In some cases, the role of CI is not as clearly suitable (e.g. when estimating multiple regression coefficients or because effect sizes are not available for some research designs [43, 52]), but when it comes to estimating, for example, an odds ratio or a rates difference, the advantage of using CI instead of P values is very clear, since in such cases it is obvious that the goal is to assess what has been called the "effect size."

The inherent resistance to change old paradigms and practices that have been entrenched for decades is always high. Old habits die hard. The estimates and trends outlined are entirely consistent with Alvan Feinstein's warning 25 years ago: "Because the history of medical research also shows a long tradition of maintaining loyalty to established doctrines long after the doctrines had been discredited, or shown to be valueless, we cannot expect a sudden change in this medical policy merely because it has been denounced by leading connoisseurs of statistics [53]".

It is possible, however, that the nature of the problem has an external explanation: it is likely that some editors prefer to "avoid troubles" with the authors and vice versa, thus resorting to the most conventional procedures. Many junior researchers believe that it is wise to avoid long back-and-forth discussions with reviewers and editors. In general, researchers who want to appear in print and survive in a publish-or-perish environment are motivated by force, fear, and expedience in their use of NHST [54]. Furthermore, it is relatively natural that simple researchers use NHST when they take into account that some theoretical objectors have used this statistical analysis in empirical studies, published after the appearance of their own critiques [55].

For example, Journal of the American Medical Association published a bibliometric study [56] discussing the impact of statisticians' co-authorship of medical papers on publication decisions by two major high-impact journals: British Medical Journal and Annals of Internal Medicine. The data analysis is characterized by methodological orthodoxy. The authors just use chi-square tests without any reference to CI, although the NHST had been repeatedly criticized over the years by two of the authors:

Douglas Altman, an early promoter of confidence intervals as an alternative [57], and Steve Goodman, a critic of NHST from a Bayesian perspective [58]. Individual authors, however, cannot be blamed for broader institutional problems and systemic forces opposed to change.

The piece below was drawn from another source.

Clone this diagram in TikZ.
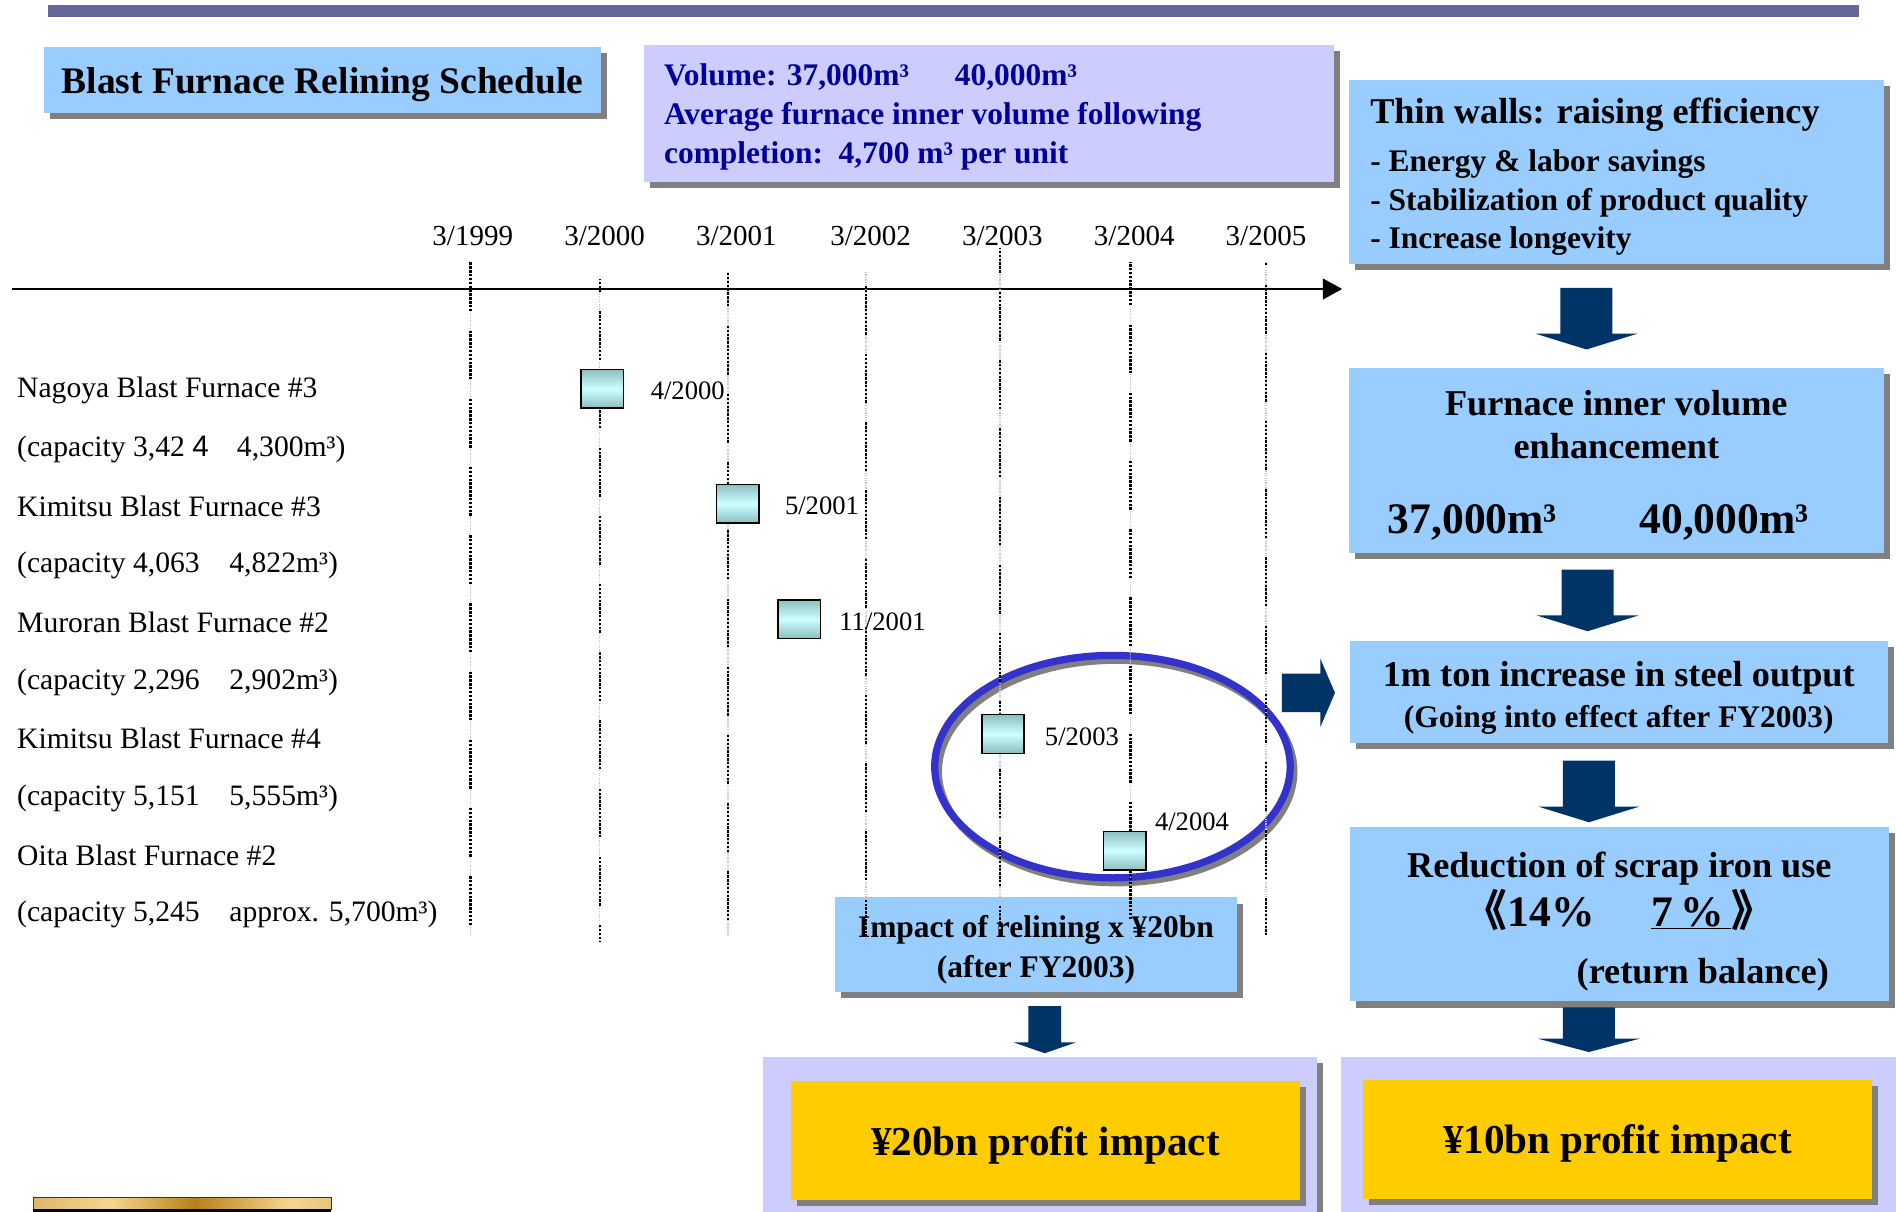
\documentclass[tikz,border=0pt]{standalone}
\usepackage{fontspec}
\setmainfont{Liberation Serif}
\newfontfamily\sansf{Liberation Sans}
\newfontfamily\cjkf{Noto Sans CJK SC}
\usetikzlibrary{shadows,arrows.meta}
\definecolor{lblue}{RGB}{153,204,255}
\definecolor{lav}{RGB}{204,204,255}
\definecolor{navyt}{RGB}{0,0,153}
\definecolor{navyar}{RGB}{0,51,102}
\definecolor{gold}{RGB}{255,204,0}
\definecolor{shadowg}{RGB}{128,128,128}
\definecolor{ringblue}{RGB}{51,51,204}
\definecolor{barc}{RGB}{102,102,153}
\definecolor{mkA}{RGB}{140,190,190}
\definecolor{mkB}{RGB}{204,255,255}
\definecolor{goldA}{RGB}{184,128,26}
\definecolor{goldB}{RGB}{214,170,90}
\definecolor{goldC}{RGB}{245,214,145}
\definecolor{goldD}{RGB}{70,50,10}
\pgfdeclarehorizontalshading{goldsh}{100bp}{color(0bp)=(goldA); color(20bp)=(goldB); color(38bp)=(goldC); color(52bp)=(goldA); color(68bp)=(goldC); color(85bp)=(goldB); color(100bp)=(goldA)}
\newcommand\fsz[2]{\fontsize{#1}{#2}\selectfont}
\newcommand\bkarrow[6]{\fill[navyar] (#1-#4,#2) -- (#1+#4,#2) -- (#1+#4,#3-#6) -- (#1+#5,#3-#6) -- (#1,#3) -- (#1-#5,#3-#6) -- (#1-#4,#3-#6) -- cycle;}
\tikzset{
 shad/.style={drop shadow={shadow xshift=5pt, shadow yshift=-5pt, opacity=1, fill=shadowg}},
 box/.style={rectangle, anchor=north west, inner sep=0pt, shad},
 tx/.style={inner sep=0pt, align=center},
 vgray/.style={gray!45, line width=1.2pt, dash pattern=on 1pt off 1pt},
 vline/.style={black, line width=2pt, dash pattern=on 2pt off 1.2pt on 2pt off 1.2pt on 2pt off 1.2pt on 2pt off 1.2pt on 2pt off 1.2pt on 2pt off 1.2pt on 2pt off 1.2pt on 2pt off 1.2pt on 2pt off 1.2pt on 2pt off 1.2pt on 2pt off 1.2pt on 2pt off 1.2pt on 2pt off 16pt},
 mk/.style={rectangle, draw=black, line width=1.3pt, minimum width=35pt, minimum height=32pt, inner sep=0pt, top color=mkA, bottom color=mkA, middle color=mkB},
 lst/.style={anchor=west, inner sep=0pt, font=\fsz{24.5}{29}},
 yr/.style={inner sep=0pt, font=\fsz{24}{28}},
 dt/.style={anchor=west, inner sep=0pt, font=\fsz{22}{26}},
}
\begin{document}
\begin{tikzpicture}[x=1pt,y=-1pt]
\useasboundingbox (0,0) rectangle (1568,1002);
\clip (0,0) rectangle (1568,1002);
\fill[white] (0,0) rectangle (1568,1002);
% top bar
\fill[barc] (40,4) rectangle (1537,14);
% header boxes
\node[box, fill=lblue, minimum width=461pt, minimum height=54pt] (title) at (36,39) {};
\node[tx, font=\fsz{31}{36}\bfseries] (titleT) at ([yshift=-4pt]title.center) {Blast Furnace Relining Schedule};
\node[box, fill=lav, minimum width=571pt, minimum height=113pt] (vol) at (532,37) {};
\node[tx, anchor=west, align=left, text=navyt, font=\fsz{26}{32.5}\bfseries] (volT) at ([xshift=17pt,yshift=-3pt]vol.west) {Volume: 37,000m³\hspace{1.46em}40,000m³\\Average furnace inner volume following\\completion:\ \ 4,700 m³ per unit};
\node[box, fill=lblue, minimum width=443pt, minimum height=152pt] (thin) at (1115,66) {};
\node[tx, anchor=west, align=left, font=\fsz{26}{32}\bfseries] (thinT) at ([xshift=18pt,yshift=-4pt]thin.west) {{\fsz{30}{32}Thin walls: raising efficiency}\\[8pt]- Energy \& labor savings\\- Stabilization of product quality\\- Increase longevity};
% year labels
\node[yr] (y1) at (391,195) {3/1999};
\node[yr] (y2) at (500,195) {3/2000};
\node[yr] (y3) at (609,195) {3/2001};
\node[yr] (y4) at (720,195) {3/2002};
\node[yr] (y5) at (829,195) {3/2003};
\node[yr] (y6) at (938,195) {3/2004};
\node[yr] (y7) at (1047,195) {3/2005};
% axis
\coordinate (axL) at (10,239);
\coordinate (axR) at (1110,239);
\draw[line width=2.2pt, -{Triangle[length=16pt,width=17pt]}] (axL) -- (axR);
% list
\node[lst] (l1) at (14,323) {Nagoya Blast Furnace \#3};
\node[lst] (l2) at (14,372) {(capacity 3,42 {\sansf 4}\hspace{0.95em}4,300m³)};
\node[lst] (l3) at (14,419) {Kimitsu Blast Furnace \#3};
\node[lst] (l4) at (14,468) {(capacity 4,063\hspace{1em}4,822m³)};
\node[lst] (l5) at (14,515) {Muroran Blast Furnace \#2};
\node[lst] (l6) at (14,564) {(capacity 2,296\hspace{1em}2,902m³)};
\node[lst] (l7) at (14,611) {Kimitsu Blast Furnace \#4};
\node[lst] (l8) at (14,660) {(capacity 5,151\hspace{1em}5,555m³)};
\node[lst] (l9) at (14,707) {Oita Blast Furnace \#2};
\node[lst] (l10) at (14,756) {(capacity 5,245\hspace{1em}approx. 5,700m³)};
% impact box
\node[box, fill=lblue, minimum width=333pt, minimum height=78pt] (imp) at (690,742) {};
\node[tx, font=\fsz{26}{33}\bfseries] (impT) at ([yshift=-4pt]imp.center) {Impact of relining x ¥20bn\\(after FY2003)};
% ellipse
\draw[shadowg, line width=6pt] (923,638) ellipse [x radius=147, y radius=92];
\draw[ringblue, line width=6pt] (920,634) ellipse [x radius=147, y radius=92];
% vertical lines
\foreach \i/\x/\ya/\yb/\ph in {1/389/217/775/0, 2/496/231/778/30, 3/602/225/775/12, 4/716/225/776/45, 5/827/205/770/20, 6/935/217/776/5, 7/1047/217/773/38} {
  \coordinate (vt\i) at (\x,\ya);
  \coordinate (vb\i) at (\x,\yb);
  \draw[vgray] (vt\i) -- (vb\i);
  \draw[vline, dash phase=\ph pt] (vt\i) -- (vb\i);
}
% markers
\node[mk] (m1) at (498,321.5) {};
\node[mk] (m2) at (610,416.5) {};
\node[mk] (m3) at (661,512) {};
\node[mk] (m4) at (829.5,607) {};
\node[mk] (m5) at (930,703.5) {};
\node[dt] (d1) at (538,323) {4/2000};
\node[dt] (d2) at (649,418) {5/2001};
\node[dt] (d3) at (694,514) {11/2001};
\node[dt] (d4) at (864,609) {5/2003};
\node[dt] (d5) at (955,680) {4/2004};
% right column boxes
\node[box, fill=lblue, minimum width=443pt, minimum height=153pt] (furn) at (1115,304) {};
\node[tx, font=\fsz{30}{36}\bfseries] (furnT) at ([yshift=-4pt]furn.center) {Furnace inner volume\\enhancement\\[26pt]{\fsz{36}{36}37,000m³\hspace{1.9em}40,000m³}\rule{30pt}{0pt}};
\node[box, fill=lblue, minimum width=445pt, minimum height=84pt] (ton) at (1116,530) {};
\node[tx, font=\fsz{30}{34}\bfseries] (tonT) at ([yshift=-5pt]ton.center) {1m ton increase in steel output\\{\fsz{26}{34}(Going into effect after FY2003)}};
\node[box, fill=lblue, minimum width=446pt, minimum height=144pt] (scrap) at (1116,684) {};
\node[tx, font=\fsz{30}{40}\bfseries] (scrapT) at ([yshift=-6pt]scrap.center) {Reduction of scrap iron use\\{\fsz{36}{40}{\cjkf 《}14\%\hspace{47pt}\underline{7\,\%\,}{\cjkf 》}}\\[7pt]\rule{138pt}{0pt}(return balance)};
% bottom boxes
\node[box, fill=lav, minimum width=458pt, minimum height=150pt] (out1) at (631,874) {};
\node[box, fill=lav, minimum width=470pt, minimum height=150pt] (out2) at (1109,874) {};
\node[box, fill=gold, minimum width=421pt, minimum height=98pt] (p20) at (654,894) {};
\node[tx, font=\fsz{34}{40}\bfseries] (p20T) at ([yshift=-4pt]p20.center) {¥20bn profit impact};
\node[box, fill=gold, minimum width=421pt, minimum height=98pt] (p10) at (1127,893) {};
\node[tx, font=\fsz{34}{40}\bfseries] (p10T) at ([yshift=-3pt]p10.center) {¥10bn profit impact};
% block arrows
\bkarrow{1312}{238}{289}{21.5}{42}{13}
\bkarrow{1313}{471}{522}{21.5}{42}{13}
\bkarrow{1314}{629}{680}{21.5}{42}{13}
\bkarrow{1314}{833}{870}{21.5}{42}{11}
\bkarrow{864}{832}{871}{13.5}{26}{9}
\fill[navyar] (1060,557) -- (1092,557) -- (1092,545) -- (1104,573) -- (1092,601) -- (1092,589) -- (1060,589) -- cycle;
% gold bar
\node[rectangle, anchor=north west, minimum width=247pt, minimum height=10pt, inner sep=0pt, shading=goldsh, draw=goldD, line width=0.8pt] (gbar) at (27,990) {};
\fill[black] (27,999.5) rectangle (274,1003);
\end{tikzpicture}
\end{document}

The present effort is certainly partial in at least two ways: it is limited to only six specific journals and to three biennia. It would be therefore highly desirable to improve it by studying the problem in a more detailed way (especially by reviewing more journals with different profiles), and continuing the review of prevailing patterns and trends.

## Conclusions

Overall, results of our review show some improvements in statistical management of statistical results, but further efforts by scholars and journal editors are clearly required to move the communication toward ICMJE advices, especially in the clinical setting, which seems to be imperative among publications in Spanish.